Sunday, October 25, 2015

4. On Insecurities - Part 1

I'm writing this as a series in the hopes that one day, I will look back and see growth.

I don't think I have ever not struggled with insecurities. I've gotten better at ignoring them or being unmoved by them, but every once in a while they flare up and begin this long cycle of self-hatred --usually around that time of the month. However, this weekend they flared up again and I didn't have my hormones to blame or use to dismiss them.

My church's women's ministry hosted an event that pushed us to look ourselves and discern what was true and what was a lie. There was one room where we were to write down a lie that we've held on to---I wrote "I'm ugly and will never be good enough". In the next room there was a mirror set up where we looked ourselves in the eye while listening to a recording of Psalm 139. I knew before we started that I'd end up shedding tears, but I didn't know that I wouldn't be able to look at myself in the mirror.

What compounded this experience for me was leading worship for maybe half an hour or so and struggling through the entire set. My hands are unsteady when I'm nervous, which is painfully evident when you're playing guitar. Honestly, I'd rather not go into much more detail about it. I left the front feeling naked and foolish and that I had only distracted people from worshipping instead of setting the atmosphere. Worse than feeling like I had misplayed a chord or sang off key...I worried that Christ wasn't exalted nor present in that time I led. Meanwhile, I still had that small piece of paper with the "lie" on it. In the worship room, we were to "let go" of the lie and write a "truth" that the Lord was speaking to us. More than before, I had the hardest time going up to "let go" of that slip of paper. I didn't believe it was a lie.....it felt, well, it feels so true to me.

I remember really clearly some of the times that I was called ugly in grade-school. I remember being a "confetti girl" at my uncle's wedding and how all the adults went on and on about how pretty the other confetti girl was, how cute her dress and hair was. I remember feeling completely overlooked. I remember hearing a guy tell another guy that the girl that he liked was on a really high level and he should aim lower and laughed as he pointed at me and said "like her". I remember kids talking about how yellow my teeth were when I was in middle school. I remember hearing a group of guys, that I thought were my friends, discussing, within earshot, about how ugly I was.

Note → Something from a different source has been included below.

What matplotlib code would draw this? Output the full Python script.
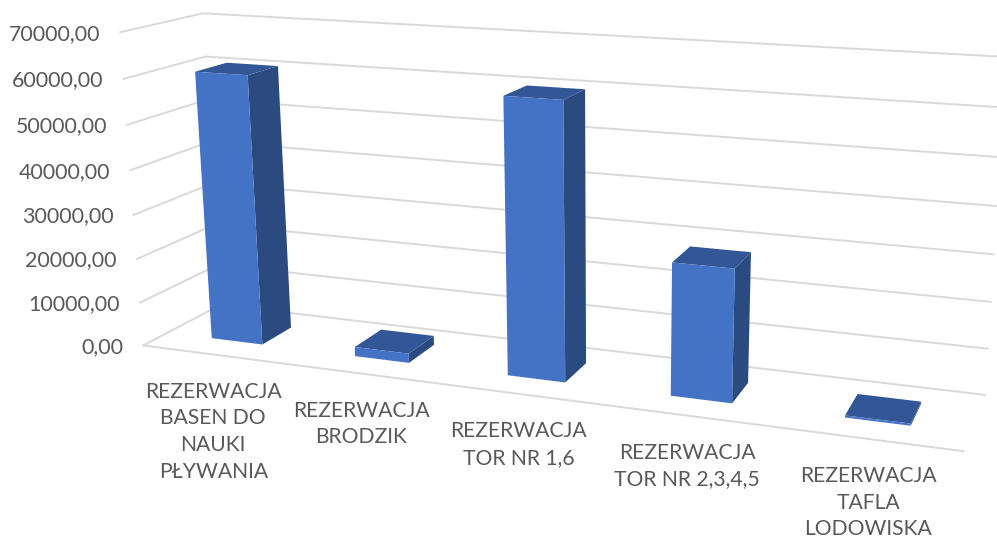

Sometimes I look at myself in the mirror and conclude in agreement with all those voices from my past "Tomi, you really are ugly...look at that nose, look at your lips..." Its really hard to believe that it's a lie. I want to believe it's a lie, but I convince myself otherwise over and over again. Usually I can gloss over and ignore those feelings, this weekend I hadn't the strength to do so.

I confess, I let how others view me, and the way that I view me, define how I feel about me. I went in this horrific circle today: first, hating that I let the opinion or actions of others towards me affect me so much; then, hating my personality and my appearance for not being likable enough for everyone; then, hating my awkwardness, and hair, and face for not being lovable to me; then, back to the start. I hate that I feel this way right now. I hate that I feel so powerless to change it. I hate that I'm unable to just "let go".

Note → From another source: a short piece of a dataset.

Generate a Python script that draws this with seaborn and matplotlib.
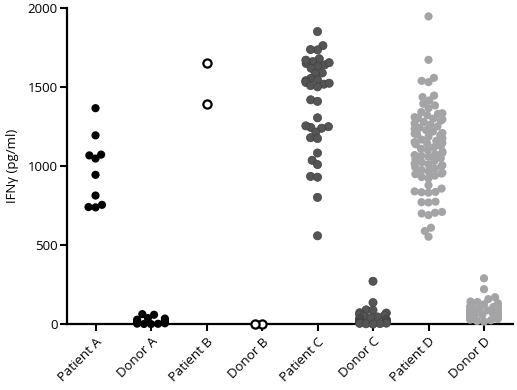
import numpy as np
import pandas as pd
import matplotlib
matplotlib.use("Agg")
import matplotlib.pyplot as plt
import seaborn as sns
from seaborn.categorical import Beeswarm

categories = ["Patient A", "Donor A", "Patient B", "Donor B",
              "Patient C", "Donor C", "Patient D", "Donor D"]

patient_a = [1367, 1195, 1068, 1048, 1073, 945, 814, 755, 739, 741]
donor_a = [63, 59, 38, 35, 28, 22, 17, 12, 8, 5, 3, 2, 0, 1, 10, 15]
patient_b = [1652, 1391]
donor_b = [0, 2]
patient_c = [1852, 1763, 1736, 1738, 1680, 1662, 1650, 1671, 1641, 1632, 1655,
             1620, 1590, 1586, 1555, 1541, 1530, 1519, 1546, 1510, 1502, 1525,
             1420, 1410, 1306, 1250, 1245, 1240, 1255, 1216, 1180, 1175, 1083,
             1037, 1010, 935, 930, 802, 559]
donor_c = [271, 136, 90, 88, 72, 70, 60, 55, 50, 45, 40, 35, 30, 28, 25, 20,
           15, 12, 10, 8, 6, 5, 3, 2, 0]
patient_d = [1948, 1673, 1559, 1532, 1540, 1447, 1437, 1416, 1384, 1395, 1367,
             1342, 1335, 1331, 1322, 1310, 1304, 1300, 1296, 1288, 1279, 1270,
             1262, 1251, 1243, 1236, 1228, 1219, 1210, 1206, 1201, 1195, 1186,
             1177, 1168, 1160, 1152, 1147, 1143, 1138, 1129, 1120, 1110, 1101,
             1092, 1084, 1075, 1070, 1066, 1059, 1050, 1041, 1033, 1024, 1015,
             1010, 1005, 1000, 992, 984, 975, 966, 958, 953, 949, 940, 931, 922,
             879, 858, 840, 835, 832, 837, 775, 770, 772, 710, 700, 690, 705,
             610, 589, 553]
donor_d = [290, 221, 170, 158, 143, 140, 132, 125, 118, 112, 108, 102, 98, 95,
           90, 87, 84, 80, 77, 74, 70, 67, 64, 60, 57, 54, 50, 47, 44, 40, 36,
           32, 28, 24, 20, 16]

series = [patient_a, donor_a, patient_b, donor_b,
          patient_c, donor_c, patient_d, donor_d]
colors = ["#000000", "#000000", "#000000", "#000000",
          "#555555", "#555555", "#a4a4a6", "#a4a4a6"]
swarm_widths = [0.5, 0.5, 0.5, 0.5, 0.42, 0.48, 0.5, 0.5]
open_groups = ["Patient B", "Donor B"]

df = pd.DataFrame({
    "group": np.concatenate([[c] * len(s) for c, s in zip(categories, series)]),
    "value": np.concatenate([np.asarray(s, float) for s in series]),
})

sns.set_style("white")
plt.rcParams["font.family"] = ["Open Sans", "DejaVu Sans"]
for key in ["text.color", "axes.labelcolor", "xtick.color", "ytick.color"]:
    plt.rcParams[key] = "black"

fig = plt.figure(figsize=(5.17, 3.90), dpi=100)
ax = fig.add_axes([0.130, 0.169, 0.862, 0.810])

palette = dict(zip(categories, colors))
layout_size = 4.8   # packing size (GraphPad-like overlap)
marker_size = 5.9   # displayed size
sns.swarmplot(data=df, x="group", y="value", hue="group", order=categories,
              hue_order=categories, palette=palette, size=layout_size,
              linewidth=0, legend=False, ax=ax, warn_thresh=1.0)

ax.set_xlim(-0.51, 7.52)
ax.set_ylim(0, 2000)

# seaborn's own beeswarm layout, with a narrower swarm width
for coll in ax.collections:
    if "draw" in coll.__dict__:
        del coll.draw
    offs = coll.get_offsets()
    if len(offs) == 0:
        continue
    idx = int(round(float(np.mean(offs[:, 0]))))
    if len(offs) > 1:
        Beeswarm(width=swarm_widths[idx], orient="x", warn_thresh=1.0)(coll, idx)
    coll.set_sizes([marker_size ** 2])
    name = categories[idx]
    coll.set_clip_on(False)
    if name in open_groups:
        coll.set_facecolor("white")
        coll.set_edgecolor("black")
        coll.set_linewidth(1.6)
    elif colors[idx] == "#555555":
        coll.set_edgecolor("#404040")
        coll.set_linewidth(0.5)

ax.set_yticks([0, 500, 1000, 1500, 2000])
ax.set_xlabel("")
ax.set_ylabel("IFNγ (pg/ml)", fontsize=9.5, labelpad=6)
ax.set_xticks(range(len(categories)))
ax.set_xticklabels(categories, rotation=45, ha="right", rotation_mode="anchor",
                   fontsize=9.5)
ax.tick_params(axis="y", labelsize=9.5, length=5, width=1.5, direction="out",
               left=True, pad=2)
ax.tick_params(axis="x", length=5, width=1.5, direction="out", bottom=True, pad=3)
for side in ["top", "right"]:
    ax.spines[side].set_visible(False)
for side in ["left", "bottom"]:
    ax.spines[side].set_color("black")
    ax.spines[side].set_linewidth(1.6)

fig.savefig("out.png", dpi=100)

I understand that the answer here is not someone telling me that "I'm beautiful". It's kind, especially if it's heartfelt, but it does nothing for me if I can't believe it myself. I have to accept that I am beautiful and beloved by a wonderful Creator---One that I'm struggling to receive from right now---not because this or that person says its true, but because it is true. During the worship set I touched on before, I played the chorus of this old Vineyard song "Your Beloved". There's this line in it that says that He's "...unashamed to call me [His] own" that lightly tugs at my heart. I sang the chorus on the way home and almost....almost believed it was true. But, I can't and I don't know how to fix this.